The main purpose of running in a docker version of Dreimo for me is a local development - test environment. My main Dremio runs on AWS. I want to test or validate a few queries and test changing some settings that I know Dremio uses both on AWS and in Dremio. I want to see whether my laptop is faster at refreshing reflections all locally and see whether it may be more cost effective to run Dremio from a custom docker image or docker compose that includes another Oracle or SQL Server config.
I deployed Oracle enterprise 19c on Docker then used it as a data source from Dremio-OSS for example.

If your interest is more so on the multi node approach or have a hosted Docker enterprise environment that can leverage scalability or run as Kubernetes, running a dremio-oss image and a few data sources won’t be enough.

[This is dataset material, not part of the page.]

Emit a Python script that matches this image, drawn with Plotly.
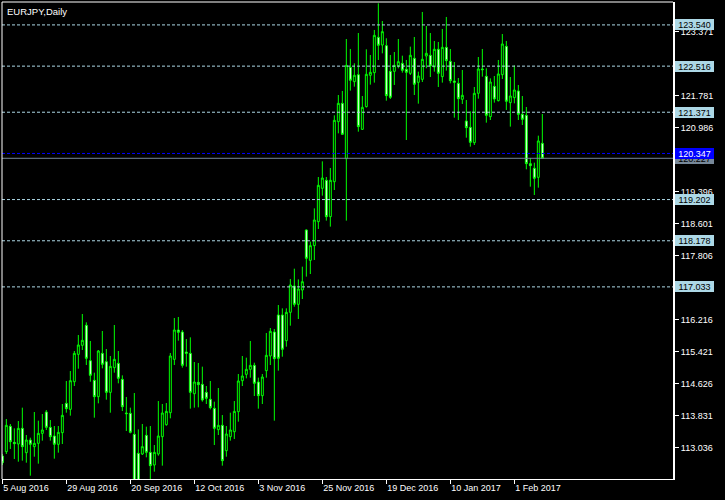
import plotly.graph_objects as go

# ---- data (EURJPY daily candles) ----
opens = [112.832, 112.940, 113.569, 113.171, 113.130, 113.519, 112.915, 113.229, 113.064, 113.147,
         113.395, 113.925, 113.544, 113.329, 113.122, 113.412, 114.140, 113.991, 114.678, 115.357,
         115.581, 116.078, 115.200, 114.712, 114.306, 115.382, 115.175, 114.413, 115.026, 115.134,
         114.736, 113.900, 113.892, 113.370, 112.898, 112.882, 113.345, 112.923, 112.608, 112.882,
         113.312, 113.610, 113.908, 115.233, 115.962, 115.912, 115.415, 115.382, 114.380, 114.662,
         114.612, 114.413, 114.240, 114.016, 113.486, 113.594, 112.964, 113.312, 113.436, 113.933,
         114.703, 114.861, 114.985, 115.084, 114.670, 114.331, 114.952, 115.316, 115.912, 116.334,
         116.334, 115.697, 116.401, 117.055, 116.599, 116.955, 118.446, 117.692, 118.057, 118.653,
         119.481, 119.680, 118.777, 119.646, 121.137, 121.592, 120.218, 122.486, 122.130, 122.304,
         120.946, 121.509, 122.288, 122.354, 123.232, 123.041, 123.025, 122.387, 122.387, 122.528,
         122.586, 122.437, 122.337, 122.710, 122.114, 122.188, 122.768, 122.785, 122.495, 122.934,
         122.255, 122.983, 122.635, 122.147, 122.089, 121.692, 121.153, 120.996, 120.615, 121.841,
         122.445, 122.263, 121.261, 122.014, 121.658, 122.304, 123.008, 121.609, 121.733, 121.899,
         121.319, 121.294, 120.094, 119.978, 119.754, 120.599]
highs = [112.882, 113.751, 113.627, 113.519, 113.701, 114.033, 113.354, 113.287, 113.925, 113.710,
         113.875, 113.975, 113.726, 113.577, 113.577, 114.124, 114.695, 114.943, 115.440, 115.838,
         116.359, 116.152, 115.689, 114.902, 115.465, 115.937, 115.490, 115.316, 116.086, 115.440,
         114.836, 114.298, 114.033, 114.397, 113.494, 113.627, 113.561, 113.577, 113.105, 114.198,
         114.124, 114.148, 115.390, 116.260, 116.285, 115.962, 115.738, 115.780, 115.167, 115.142,
         115.051, 114.571, 114.695, 114.182, 114.521, 113.850, 113.577, 113.908, 114.198, 114.869,
         115.316, 115.275, 115.689, 115.150, 114.778, 114.869, 115.887, 116.011, 115.987, 116.583,
         116.500, 116.500, 117.229, 117.485, 117.220, 117.535, 118.460, 118.156, 118.984, 119.762,
         120.151, 119.762, 119.986, 121.294, 121.799, 121.899, 123.190, 122.942, 122.586, 123.339,
         121.774, 122.934, 122.793, 123.414, 124.076, 123.637, 123.207, 122.793, 122.867, 123.190,
         122.776, 122.669, 123.000, 123.240, 122.379, 123.861, 123.513, 123.339, 123.141, 123.116,
         123.439, 123.737, 122.942, 122.619, 122.221, 122.420, 121.675, 121.393, 121.998, 122.743,
         122.942, 122.462, 122.213, 122.271, 122.669, 123.314, 123.141, 122.246, 122.536, 122.048,
         121.774, 121.501, 120.234, 120.118, 120.789, 121.327]
lows = [112.608, 112.882, 113.006, 112.757, 112.691, 112.716, 112.666, 112.343, 112.815, 112.642,
        113.213, 113.478, 113.213, 112.766, 112.915, 113.130, 113.908, 113.834, 114.571, 115.001,
        115.465, 115.092, 114.678, 113.784, 114.140, 115.010, 114.231, 113.908, 114.902, 114.637,
        113.950, 113.453, 113.395, 111.990, 112.000, 112.857, 112.799, 112.236, 112.443, 112.840,
        112.592, 113.585, 113.768, 115.092, 115.697, 115.026, 115.051, 114.008, 114.033, 114.041,
        114.182, 114.124, 113.991, 113.105, 113.354, 112.592, 112.815, 113.213, 113.254, 113.685,
        114.571, 114.761, 114.778, 114.322, 114.008, 114.124, 114.778, 115.092, 113.710, 114.952,
        115.299, 115.548, 116.069, 116.541, 116.235, 116.732, 117.287, 117.353, 117.701, 118.471,
        119.299, 118.678, 118.529, 119.439, 120.847, 120.810, 118.678, 121.907, 122.006, 120.888,
        120.930, 121.490, 122.056, 122.106, 122.669, 122.834, 121.658, 121.700, 122.048, 122.462,
        122.354, 120.681, 122.296, 121.799, 121.584, 122.122, 122.462, 122.246, 122.379, 121.998,
        122.106, 122.404, 122.089, 121.236, 121.178, 121.576, 120.739, 120.516, 120.557, 121.708,
        122.255, 121.112, 121.178, 121.609, 121.640, 122.197, 121.427, 121.013, 121.592, 121.178,
        121.054, 119.953, 119.522, 119.315, 119.497, 120.220]
closes = [112.666, 113.594, 113.188, 113.138, 113.519, 113.064, 113.229, 113.122, 113.147, 113.395,
          113.478, 113.544, 113.312, 113.122, 113.420, 113.842, 114.008, 114.703, 115.382, 115.589,
          115.705, 115.258, 114.836, 114.306, 115.440, 115.109, 114.413, 115.059, 115.233, 114.761,
          114.057, 113.884, 113.420, 112.150, 112.100, 113.064, 112.923, 112.592, 112.923, 113.329,
          113.900, 113.941, 115.316, 115.962, 115.904, 115.084, 115.382, 114.413, 114.670, 114.604,
          114.223, 114.264, 114.033, 113.519, 113.594, 112.716, 113.378, 113.478, 113.941, 114.695,
          114.819, 114.985, 115.084, 114.637, 114.331, 114.794, 115.333, 115.929, 115.250, 115.258,
          115.482, 116.401, 117.080, 116.599, 116.980, 117.162, 117.742, 118.057, 118.694, 119.555,
          119.737, 118.777, 119.680, 121.170, 121.592, 120.822, 122.536, 122.164, 122.288, 121.013,
          121.493, 122.313, 122.362, 123.281, 123.033, 123.372, 121.783, 121.741, 122.536, 122.627,
          122.412, 122.362, 122.785, 122.064, 122.271, 122.685, 122.834, 122.520, 122.934, 122.337,
          122.983, 122.652, 122.155, 122.114, 121.708, 121.791, 120.988, 120.623, 121.841, 122.445,
          122.428, 121.294, 122.122, 121.700, 122.321, 123.066, 121.642, 121.774, 121.923, 121.319,
          121.195, 120.094, 120.044, 119.729, 120.657, 120.227]
bar_index = list(range(len(opens)))

date_tick_index = [0, 16, 32, 48, 64, 80, 96, 112, 128]
date_tick_labels = ["5 Aug 2016", "29 Aug 2016", "20 Sep 2016", "12 Oct 2016", "3 Nov 2016",
                    "25 Nov 2016", "19 Dec 2016", "10 Jan 2017", "1 Feb 2017"]
# price scale labels visible in the reference (the others are hidden behind level labels)
price_ticks = [113.036, 113.831, 114.626, 115.421, 116.216, 117.806,
               118.601, 119.396, 120.986, 121.781, 123.371]
level_lines = [123.540, 122.516, 121.371, 119.202, 118.178, 117.033]
ask_price = 120.347
bid_price = 120.227
title_text = "EURJPY,Daily"

FONT = "Liberation Sans"
GREEN = "#00FF00"
LEVEL_COLOR = "#ADD8E6"

fig = go.Figure(go.Candlestick(
    x=bar_index, open=opens, high=highs, low=lows, close=closes,
    increasing=dict(line=dict(color=GREEN, width=1), fillcolor="black"),
    decreasing=dict(line=dict(color=GREEN, width=1), fillcolor="white"),
    whiskerwidth=0, hoverinfo="skip", showlegend=False,
))

shapes = []
for lv in level_lines:
    shapes.append(dict(type="line", xref="paper", x0=0, x1=1, yref="y", y0=lv, y1=lv,
                       line=dict(color=LEVEL_COLOR, width=1, dash="3px,2px"), layer="above"))
shapes.append(dict(type="line", xref="paper", x0=0, x1=1, yref="y", y0=ask_price, y1=ask_price,
                   line=dict(color="#0000FF", width=1, dash="3px,2px"), layer="above"))
shapes.append(dict(type="line", xref="paper", x0=0, x1=1, yref="y", y0=bid_price, y1=bid_price,
                   line=dict(color="#778899", width=1), layer="above"))
# frame: top and left edges
shapes.append(dict(type="line", xref="paper", yref="paper", x0=0, x1=1, y0=1, y1=1,
                   line=dict(color="white", width=1)))
shapes.append(dict(type="line", xref="paper", yref="paper", x0=0, x1=0, y0=0, y1=1,
                   line=dict(color="white", width=1)))

annotations = []
def price_label(value, bg, fg):
    return dict(xref="paper", x=1, xanchor="left", xshift=2, yref="y", y=value, yanchor="middle",
                text=f"{value:.3f}", showarrow=False, bgcolor=bg, borderpad=1, borderwidth=0,
                width=37, height=9, align="center",
                font=dict(family=FONT, size=9, color=fg))

for lv in level_lines:
    annotations.append(price_label(lv, LEVEL_COLOR, "black"))
annotations.append(price_label(bid_price, "#778899", "black"))
annotations.append(price_label(ask_price, "#0000FF", "white"))
annotations.append(dict(xref="paper", yref="paper", x=0, y=1, xanchor="left", yanchor="top",
                        xshift=3, yshift=-2, text=title_text, showarrow=False,
                        font=dict(family=FONT, size=9.5, color="white")))

fig.update_layout(
    width=725, height=500,
    margin=dict(l=2, r=52, t=2, b=21, pad=0),
    paper_bgcolor="black", plot_bgcolor="black",
    showlegend=False,
    shapes=shapes, annotations=annotations,
    xaxis=dict(range=[-0.083, 167.667], tickvals=date_tick_index, ticktext=date_tick_labels,
               ticks="outside", ticklen=4, tickcolor="white", tickwidth=1,
               ticklabelposition="outside right",
               tickfont=dict(family=FONT, size=9, color="white"),
               showgrid=False, zeroline=False, showline=True, linecolor="white", linewidth=1,
               rangeslider=dict(visible=False), fixedrange=True),
    yaxis=dict(side="right", range=[112.261, 124.109], tickvals=price_ticks,
               ticktext=[f"{v:.3f}" for v in price_ticks],
               ticks="outside", ticklen=4, tickcolor="white", tickwidth=1,
               tickfont=dict(family=FONT, size=9, color="white"),
               showgrid=False, zeroline=False, showline=True, linecolor="white", linewidth=2,
               fixedrange=True),
)

fig.write_html(
    "out.html",
    config={"displayModeBar": False},
    post_script="document.body.style.margin='0';document.body.style.overflow='hidden';",
)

If you don’t plan to use the AWS or Azure versions of Dremio, you need to consider the complexity of running Hadoop or MapR as a pre-requisite to enabling your docker compose components a.k.a. engines or clusters or swarms. Most of those multi-node deployments are so complex other companies provide custom images and managed services around those more open solutions.

If you want to simulate the self-hosted Hadoop or MapR environment of Dremio then I could see some value in a docker compose, just remember the bulk of the work will not be Dremio specific. Instead, you’d need a suite of Hadoop docker images configurations that Dremio would fit well with, perhaps a few cloud images to integrate with cloud storage layer or even a managed hybrid cloud YARN cluster that could share both cloud and local nodes to run Dremio queries.

Dremio on YARN Hadoop I think could be fully open source in a docker compose, that would really benefit the community to leverage a pre-built “test suite” of images for simulation or testing multi node Hadoop engine with Dremio as a query engine and front-end.

1 Like

Can you explain what you hope to achieve from Docker Compose

already said → dremio minimal local cluster (not a single one node container) to read local data

I don’t need AWS , Oracle , Azure , Hadoop, MapR , YARN.

It’s so easy with spark , trino , couchdb , redis …

I will handle myself, thanks for trying.